This morning I was reading some of the conversation threads on Catholica Australia and burst out laughing from an observation of Brian Coyne's that marriage is wasted on the young. He was referring to how naive he and his first wife were when they originally married. Looking back on his family and his parents family gave him a perspective about marriage he could certainly have used when he married originally.
I suppose that's true for a lot of us. We actually bring into marriage understandings of marriage derived from the perspective of children raised in our parents marriage. Essentially we know how to behave as children in a given particular family structure. This does not necessarily translate into knowing how to be supportive spouses in a marital relationship. I suspect this is why if we looked at our spouses outside of our personal filters we might see way more of our parents than we ever suspected.
This phenomenon is neither good nor bad, it just is. It's first a product of neural development and secondly a product of unconscious survival selection. The brain will gravitate towards what it sees as the familiar. Add the push of sexual hormones and young people 'fall in love'. Divorce statistics tell us that half the time it's with the wrong person. That's a pretty staggering number.
It tells us that marriage, traditional or not, is no longer a stable societal institution.
I think one of the major reasons for this is that marriage has become a personal choice between two people and not a social necessity. In other words, society as a whole perceives no pressing reason to give a damn if any particular relationship succeeds. That wasn't true in the past and society revolved around young families and their needs. Even parish societies revolved around young families, hence the plethora of Catholic schools associated with parishes.
What society needs from it's members seems to be mobility, as in the ability to respond to the ever moving job market.

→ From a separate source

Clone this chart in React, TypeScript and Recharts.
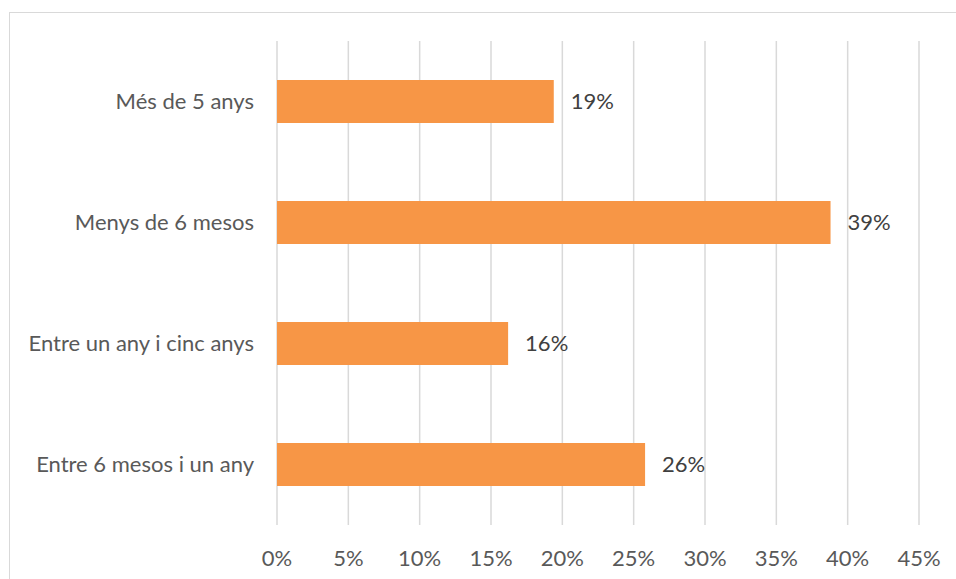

In my own family, in one generation we went from a close knit large extended family to dispersion across the continent from New York to South Carolina to Montana, Texas and Massachusetts. Instead of having a number of cousins and second cousins to share parenting and stories and the bumpy marital road, most of us were muddling through the whole thing alone and geographically isolated. We were not living the family experience we grew up in nor did we have the kind of marital support our parents had, and because of this there were a lot of failed marriages in my generation when there had been none in my parents.
As to the next generation, well, there are a couple of marriages, but thus far no children. I suspect that will change, but not in the foreseeable future. This is a continuing trend for my family. The number of children is going down significantly with each generation and marriages are happening later and later if they happen at all. Current statistics indicate that my family is pretty the much the American norm.
There was something else at work here though, that also helped to undermine a lot of our marriages. Underneath the large extended family structure there was also a huge economically driven competition amongst my parent's generation. It was never explicitly stated but manifested in pressure to be the best and brightest, relative to one's cousins, and to have the best cars and the biggest houses in the best neighborhoods. It wasn't enough to have a successful marriage with good kids, you had to have an economically successful marriage with brilliant and successful kids. The marital stakes went up dramatically just as society was changing in ways which didn't support even the basics of marriage.
In short, like Brian Coyne, if I knew then what I know now, I would never have married, or at least I wouldn't have married another person whose family experience put the same pressures on him that mine did on me. Going through one lay off after another in the Reagan years, we didn't have a shot in hell at a 'successful' marriage, at least our perceptions of what a successful marriage was, and so it's not surprising it didn't last.
The Church's current emphasis on 'traditional marriage' is poorly conceived in my humble opinion. What worked to support marriages in the idyllic 1950's has been completely undermined by those very same generations. My parent's generation, whose lives culminated in large houses and Lincoln's and Jaguars, can not begin to conceive of the fact their children became parents, spouses, and adults in a society which could only support that same concept of family on mobility, isolation, and huge personal debt.
This form of traditional marriage is not only unsustainable, it's almost destroyed the economic and social fabric of this country. We can not go back. We must develop a concept of marriage and family which is sustainable, realistic, just, and places equal responsibility on both partners to make the parenting part work.
Marriage might be crucial to the well being of a society, at least in so far as marriages produce future generations, but all kinds of relationships can parent those future generations. Frankly I'm tired of all the rhetoric about traditional marriage. Like the rest of the country seems to be, I'm not particularly vested in the success of individual marriages, but I am vested in what happens to the children in that marriage. I'd much rather the social conversation swirled around competent parenting. Successful parenting is what the future is all about, not traditional marriage.
It's one of the lessons we should be taking from our current president. He wasn't the product of a successful traditional marriage, he was the product of successful parenting. Just because we as a society no longer do marriage all that well, doesn't mean we can't do parenting well. It's time we separated the two notions of marriage and parenting. Whether we like it or not, that's the way society is moving. Adjusting to this is not caving into secularism, it's realism, and it's about putting children first.